[Job] The listing below holds pictures; exclude them. Return exactly the lines from the one with "Reproduce this diagram with TikZ." through the one with "anchor=base] (phasorTitle) at".

[Provided data]
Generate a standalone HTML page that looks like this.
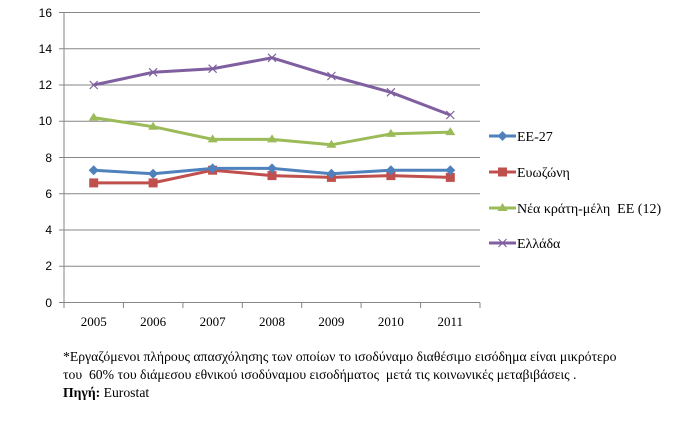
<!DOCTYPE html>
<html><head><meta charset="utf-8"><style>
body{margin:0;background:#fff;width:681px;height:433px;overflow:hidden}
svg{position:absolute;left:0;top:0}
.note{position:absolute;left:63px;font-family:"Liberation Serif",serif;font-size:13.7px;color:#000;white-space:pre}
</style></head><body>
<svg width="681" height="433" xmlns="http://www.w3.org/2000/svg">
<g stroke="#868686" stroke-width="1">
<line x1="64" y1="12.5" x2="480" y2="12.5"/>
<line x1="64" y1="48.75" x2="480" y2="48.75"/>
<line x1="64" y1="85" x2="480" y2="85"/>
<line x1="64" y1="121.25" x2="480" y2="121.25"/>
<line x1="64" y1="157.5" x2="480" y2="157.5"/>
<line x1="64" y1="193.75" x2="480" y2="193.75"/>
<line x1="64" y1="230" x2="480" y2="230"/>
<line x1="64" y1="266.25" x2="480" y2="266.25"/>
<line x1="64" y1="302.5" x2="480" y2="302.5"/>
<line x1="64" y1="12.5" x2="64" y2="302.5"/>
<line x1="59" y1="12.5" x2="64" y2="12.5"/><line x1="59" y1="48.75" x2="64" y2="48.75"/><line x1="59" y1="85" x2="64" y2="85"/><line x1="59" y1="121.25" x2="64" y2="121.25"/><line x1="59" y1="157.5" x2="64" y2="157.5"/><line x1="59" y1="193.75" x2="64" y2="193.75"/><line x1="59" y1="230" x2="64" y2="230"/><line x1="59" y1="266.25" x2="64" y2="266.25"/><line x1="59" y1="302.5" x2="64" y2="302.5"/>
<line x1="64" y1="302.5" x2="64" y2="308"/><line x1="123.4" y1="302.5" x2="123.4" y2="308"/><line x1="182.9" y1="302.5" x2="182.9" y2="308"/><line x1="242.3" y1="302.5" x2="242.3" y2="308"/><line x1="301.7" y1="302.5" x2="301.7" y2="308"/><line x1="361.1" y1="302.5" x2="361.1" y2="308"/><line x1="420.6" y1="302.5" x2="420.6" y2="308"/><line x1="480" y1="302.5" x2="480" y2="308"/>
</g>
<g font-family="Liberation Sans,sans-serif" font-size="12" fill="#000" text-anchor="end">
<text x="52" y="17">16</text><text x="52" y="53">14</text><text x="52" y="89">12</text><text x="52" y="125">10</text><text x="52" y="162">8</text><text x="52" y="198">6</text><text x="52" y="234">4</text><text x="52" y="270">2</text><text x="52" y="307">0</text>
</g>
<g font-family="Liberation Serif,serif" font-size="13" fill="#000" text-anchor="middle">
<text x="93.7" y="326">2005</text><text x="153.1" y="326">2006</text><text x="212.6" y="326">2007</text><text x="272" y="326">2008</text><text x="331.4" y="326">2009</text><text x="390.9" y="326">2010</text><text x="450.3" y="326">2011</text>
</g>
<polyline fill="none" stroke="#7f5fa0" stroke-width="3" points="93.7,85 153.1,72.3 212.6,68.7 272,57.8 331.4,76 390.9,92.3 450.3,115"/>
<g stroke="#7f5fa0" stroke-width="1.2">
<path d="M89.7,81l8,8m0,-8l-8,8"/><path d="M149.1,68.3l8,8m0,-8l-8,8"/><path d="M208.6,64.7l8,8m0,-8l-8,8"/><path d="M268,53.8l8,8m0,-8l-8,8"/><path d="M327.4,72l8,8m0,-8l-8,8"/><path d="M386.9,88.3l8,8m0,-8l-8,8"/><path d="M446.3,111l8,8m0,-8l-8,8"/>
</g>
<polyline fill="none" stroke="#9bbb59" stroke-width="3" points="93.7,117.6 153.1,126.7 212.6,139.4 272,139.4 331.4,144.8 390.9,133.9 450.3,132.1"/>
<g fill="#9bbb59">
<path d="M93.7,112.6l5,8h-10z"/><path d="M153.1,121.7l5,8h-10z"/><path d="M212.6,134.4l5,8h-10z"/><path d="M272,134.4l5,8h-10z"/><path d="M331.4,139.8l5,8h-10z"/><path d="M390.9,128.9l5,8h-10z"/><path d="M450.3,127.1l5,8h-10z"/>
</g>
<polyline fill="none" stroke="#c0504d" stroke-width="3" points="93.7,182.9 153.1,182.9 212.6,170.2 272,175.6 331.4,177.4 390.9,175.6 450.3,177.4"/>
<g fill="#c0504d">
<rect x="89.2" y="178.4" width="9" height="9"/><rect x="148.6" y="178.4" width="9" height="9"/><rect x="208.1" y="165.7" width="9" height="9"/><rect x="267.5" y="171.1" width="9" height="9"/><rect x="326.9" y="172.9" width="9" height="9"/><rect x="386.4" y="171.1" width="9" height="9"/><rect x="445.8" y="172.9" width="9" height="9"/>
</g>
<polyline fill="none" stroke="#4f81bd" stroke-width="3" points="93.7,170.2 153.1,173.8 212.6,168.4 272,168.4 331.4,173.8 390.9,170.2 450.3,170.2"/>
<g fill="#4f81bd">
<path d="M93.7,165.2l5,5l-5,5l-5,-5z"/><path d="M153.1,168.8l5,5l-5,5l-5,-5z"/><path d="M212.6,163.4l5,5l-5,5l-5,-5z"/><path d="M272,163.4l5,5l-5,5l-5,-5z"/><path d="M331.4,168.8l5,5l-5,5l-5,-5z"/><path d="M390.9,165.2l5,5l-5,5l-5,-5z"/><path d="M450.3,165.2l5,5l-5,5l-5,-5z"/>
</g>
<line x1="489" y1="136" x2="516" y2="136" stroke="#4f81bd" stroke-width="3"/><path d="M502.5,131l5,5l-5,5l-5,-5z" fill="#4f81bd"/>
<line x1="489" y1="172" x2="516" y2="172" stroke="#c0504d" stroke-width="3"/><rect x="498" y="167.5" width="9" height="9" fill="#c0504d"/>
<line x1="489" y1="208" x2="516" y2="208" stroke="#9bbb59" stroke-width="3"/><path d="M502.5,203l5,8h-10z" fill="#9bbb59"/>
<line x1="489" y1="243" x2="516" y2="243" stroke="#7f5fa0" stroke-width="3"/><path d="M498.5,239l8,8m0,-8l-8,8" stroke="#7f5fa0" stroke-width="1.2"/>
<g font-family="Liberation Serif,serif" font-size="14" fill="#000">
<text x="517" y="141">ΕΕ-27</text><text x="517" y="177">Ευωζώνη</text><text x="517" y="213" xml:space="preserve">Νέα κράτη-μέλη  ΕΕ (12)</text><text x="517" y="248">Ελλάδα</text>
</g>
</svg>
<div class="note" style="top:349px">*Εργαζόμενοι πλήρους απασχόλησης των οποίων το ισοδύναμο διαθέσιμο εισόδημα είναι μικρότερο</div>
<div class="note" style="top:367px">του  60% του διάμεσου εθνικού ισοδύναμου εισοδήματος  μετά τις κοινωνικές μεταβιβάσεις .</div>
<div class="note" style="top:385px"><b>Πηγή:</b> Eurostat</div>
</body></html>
==
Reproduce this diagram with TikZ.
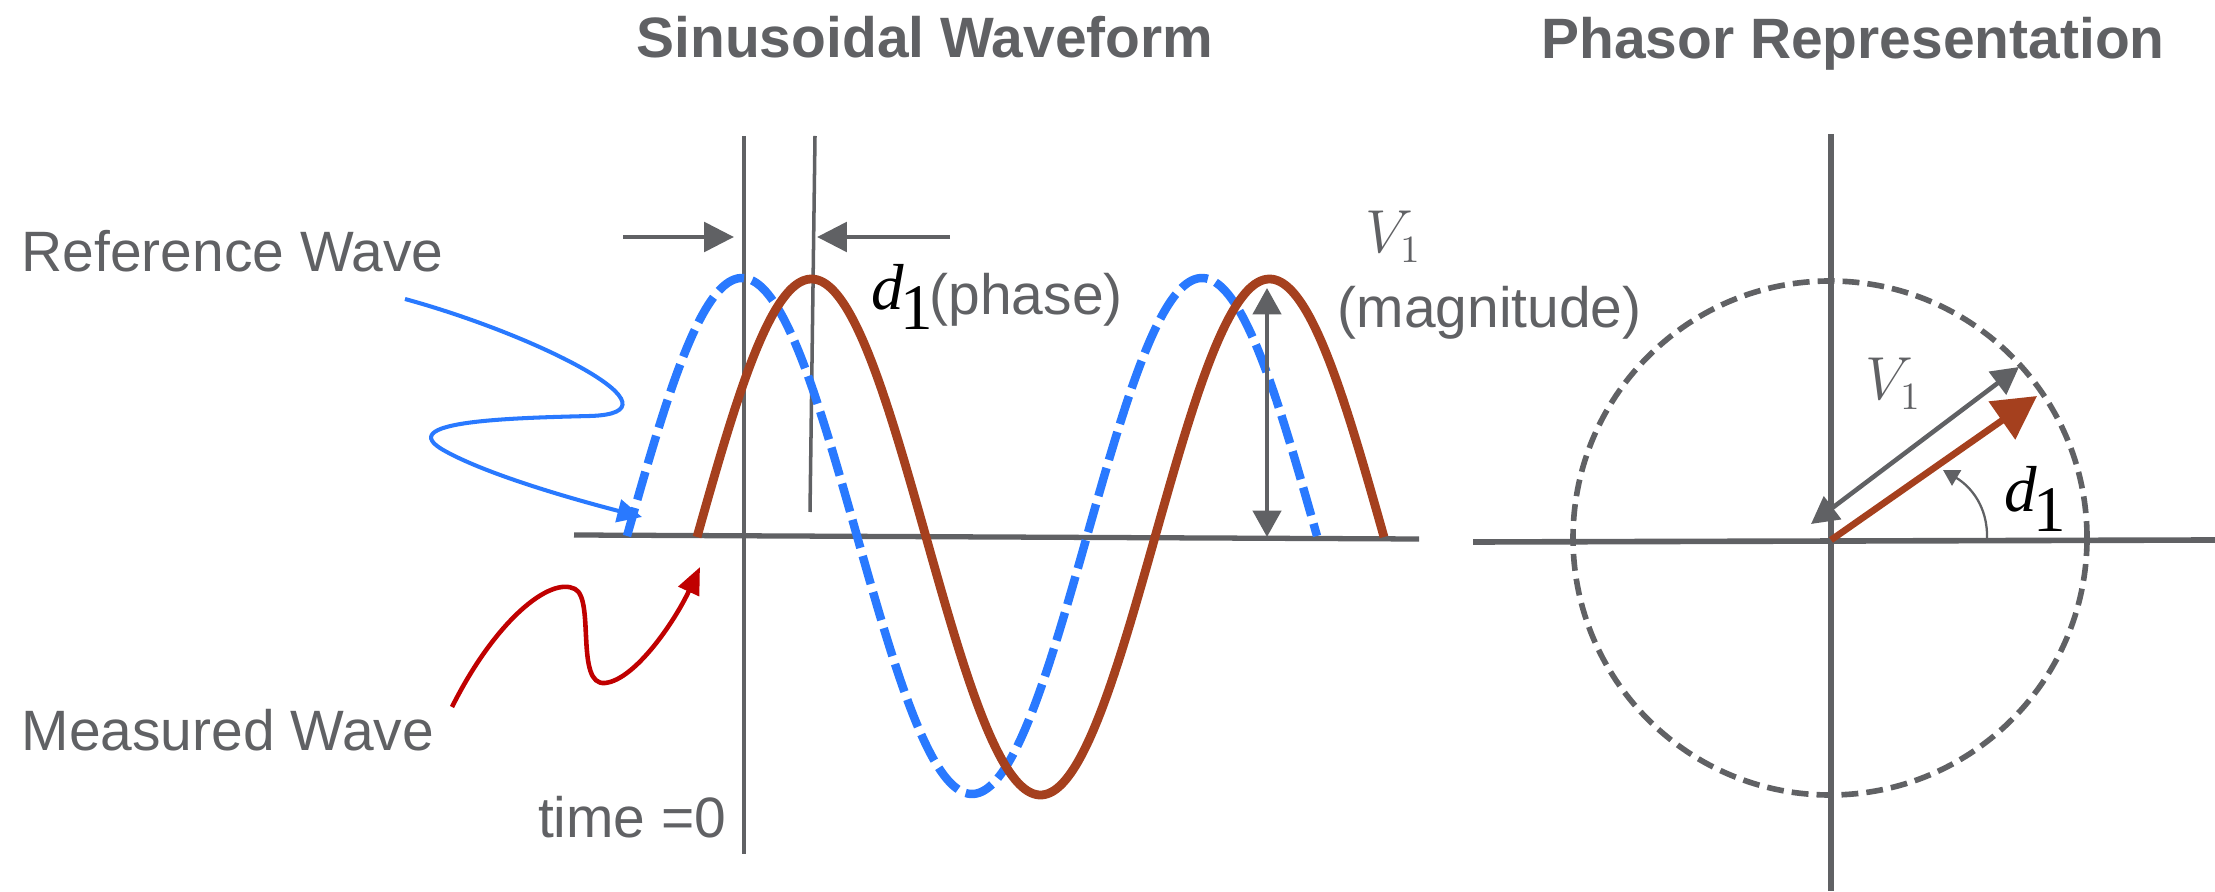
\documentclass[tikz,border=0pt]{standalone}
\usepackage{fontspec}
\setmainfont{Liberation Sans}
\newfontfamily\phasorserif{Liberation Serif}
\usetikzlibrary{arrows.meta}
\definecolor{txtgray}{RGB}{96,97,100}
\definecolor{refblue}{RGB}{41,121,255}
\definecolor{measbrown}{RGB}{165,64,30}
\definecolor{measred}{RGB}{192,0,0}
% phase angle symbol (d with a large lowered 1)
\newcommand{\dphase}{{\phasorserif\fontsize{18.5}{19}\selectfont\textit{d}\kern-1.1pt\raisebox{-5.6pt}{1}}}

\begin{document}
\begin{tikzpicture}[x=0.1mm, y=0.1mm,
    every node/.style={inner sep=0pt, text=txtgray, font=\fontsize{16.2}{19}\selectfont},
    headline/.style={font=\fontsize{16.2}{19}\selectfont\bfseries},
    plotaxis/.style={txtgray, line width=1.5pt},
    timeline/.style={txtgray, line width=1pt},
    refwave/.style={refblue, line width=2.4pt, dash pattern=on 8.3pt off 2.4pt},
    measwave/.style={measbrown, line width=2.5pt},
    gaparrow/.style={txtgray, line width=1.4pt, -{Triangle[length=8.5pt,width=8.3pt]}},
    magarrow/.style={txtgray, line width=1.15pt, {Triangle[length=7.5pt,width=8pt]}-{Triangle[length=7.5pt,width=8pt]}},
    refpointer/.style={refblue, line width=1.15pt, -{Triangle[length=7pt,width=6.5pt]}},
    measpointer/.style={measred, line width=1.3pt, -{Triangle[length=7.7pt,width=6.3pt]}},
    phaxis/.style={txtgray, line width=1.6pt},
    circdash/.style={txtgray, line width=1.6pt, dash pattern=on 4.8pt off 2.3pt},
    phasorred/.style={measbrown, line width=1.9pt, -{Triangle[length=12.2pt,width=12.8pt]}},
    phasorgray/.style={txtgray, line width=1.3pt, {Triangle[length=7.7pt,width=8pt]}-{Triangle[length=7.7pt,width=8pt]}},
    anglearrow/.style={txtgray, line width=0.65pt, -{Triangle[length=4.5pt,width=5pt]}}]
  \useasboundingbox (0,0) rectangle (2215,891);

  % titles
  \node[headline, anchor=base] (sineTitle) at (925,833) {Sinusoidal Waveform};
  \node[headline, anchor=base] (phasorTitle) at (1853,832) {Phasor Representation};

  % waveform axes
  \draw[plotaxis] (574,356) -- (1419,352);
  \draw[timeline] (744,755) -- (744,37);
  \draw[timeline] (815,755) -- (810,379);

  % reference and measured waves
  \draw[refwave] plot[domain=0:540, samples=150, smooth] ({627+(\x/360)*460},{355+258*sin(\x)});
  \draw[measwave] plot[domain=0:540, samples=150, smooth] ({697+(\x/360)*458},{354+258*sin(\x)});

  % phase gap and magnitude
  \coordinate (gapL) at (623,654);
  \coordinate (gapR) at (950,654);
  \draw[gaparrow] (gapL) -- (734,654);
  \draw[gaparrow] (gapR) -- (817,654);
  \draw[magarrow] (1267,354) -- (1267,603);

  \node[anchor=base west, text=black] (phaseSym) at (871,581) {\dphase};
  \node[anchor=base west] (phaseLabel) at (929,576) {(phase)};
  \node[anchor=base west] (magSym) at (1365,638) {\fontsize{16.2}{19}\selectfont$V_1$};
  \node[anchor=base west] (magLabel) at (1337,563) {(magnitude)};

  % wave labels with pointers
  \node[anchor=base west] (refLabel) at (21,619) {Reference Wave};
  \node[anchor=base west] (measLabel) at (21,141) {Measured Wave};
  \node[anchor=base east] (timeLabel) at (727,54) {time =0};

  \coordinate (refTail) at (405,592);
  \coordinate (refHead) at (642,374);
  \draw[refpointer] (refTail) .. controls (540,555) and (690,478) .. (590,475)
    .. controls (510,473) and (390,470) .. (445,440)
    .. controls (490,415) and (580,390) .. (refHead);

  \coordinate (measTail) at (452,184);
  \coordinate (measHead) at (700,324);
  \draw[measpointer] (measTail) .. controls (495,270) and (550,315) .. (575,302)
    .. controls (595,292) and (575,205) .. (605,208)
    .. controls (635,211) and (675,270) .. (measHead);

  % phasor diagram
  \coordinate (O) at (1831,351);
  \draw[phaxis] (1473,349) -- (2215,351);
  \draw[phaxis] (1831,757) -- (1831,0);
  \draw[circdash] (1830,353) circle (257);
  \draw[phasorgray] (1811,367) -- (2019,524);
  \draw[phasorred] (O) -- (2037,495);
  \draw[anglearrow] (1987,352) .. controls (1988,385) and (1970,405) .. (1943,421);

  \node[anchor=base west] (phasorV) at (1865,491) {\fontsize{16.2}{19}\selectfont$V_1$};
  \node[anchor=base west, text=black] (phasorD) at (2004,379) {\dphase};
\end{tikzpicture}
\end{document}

[Result of this exercise]
Reproduce this diagram with TikZ.
\documentclass[tikz,border=0pt]{standalone}
\usepackage{fontspec}
\setmainfont{Liberation Sans}
\newfontfamily\phasorserif{Liberation Serif}
\usetikzlibrary{arrows.meta}
\definecolor{txtgray}{RGB}{96,97,100}
\definecolor{refblue}{RGB}{41,121,255}
\definecolor{measbrown}{RGB}{165,64,30}
\definecolor{measred}{RGB}{192,0,0}
% phase angle symbol (d with a large lowered 1)
\newcommand{\dphase}{{\phasorserif\fontsize{18.5}{19}\selectfont\textit{d}\kern-1.1pt\raisebox{-5.6pt}{1}}}

\begin{document}
\begin{tikzpicture}[x=0.1mm, y=0.1mm,
    every node/.style={inner sep=0pt, text=txtgray, font=\fontsize{16.2}{19}\selectfont},
    headline/.style={font=\fontsize{16.2}{19}\selectfont\bfseries},
    plotaxis/.style={txtgray, line width=1.5pt},
    timeline/.style={txtgray, line width=1pt},
    refwave/.style={refblue, line width=2.4pt, dash pattern=on 8.3pt off 2.4pt},
    measwave/.style={measbrown, line width=2.5pt},
    gaparrow/.style={txtgray, line width=1.4pt, -{Triangle[length=8.5pt,width=8.3pt]}},
    magarrow/.style={txtgray, line width=1.15pt, {Triangle[length=7.5pt,width=8pt]}-{Triangle[length=7.5pt,width=8pt]}},
    refpointer/.style={refblue, line width=1.15pt, -{Triangle[length=7pt,width=6.5pt]}},
    measpointer/.style={measred, line width=1.3pt, -{Triangle[length=7.7pt,width=6.3pt]}},
    phaxis/.style={txtgray, line width=1.6pt},
    circdash/.style={txtgray, line width=1.6pt, dash pattern=on 4.8pt off 2.3pt},
    phasorred/.style={measbrown, line width=1.9pt, -{Triangle[length=12.2pt,width=12.8pt]}},
    phasorgray/.style={txtgray, line width=1.3pt, {Triangle[length=7.7pt,width=8pt]}-{Triangle[length=7.7pt,width=8pt]}},
    anglearrow/.style={txtgray, line width=0.65pt, -{Triangle[length=4.5pt,width=5pt]}}]
  \useasboundingbox (0,0) rectangle (2215,891);

  % titles
  \node[headline, anchor=base] (sineTitle) at (925,833) {Sinusoidal Waveform};
  \node[headline, anchor=base] (phasorTitle) at (1853,832) {Phasor Representation};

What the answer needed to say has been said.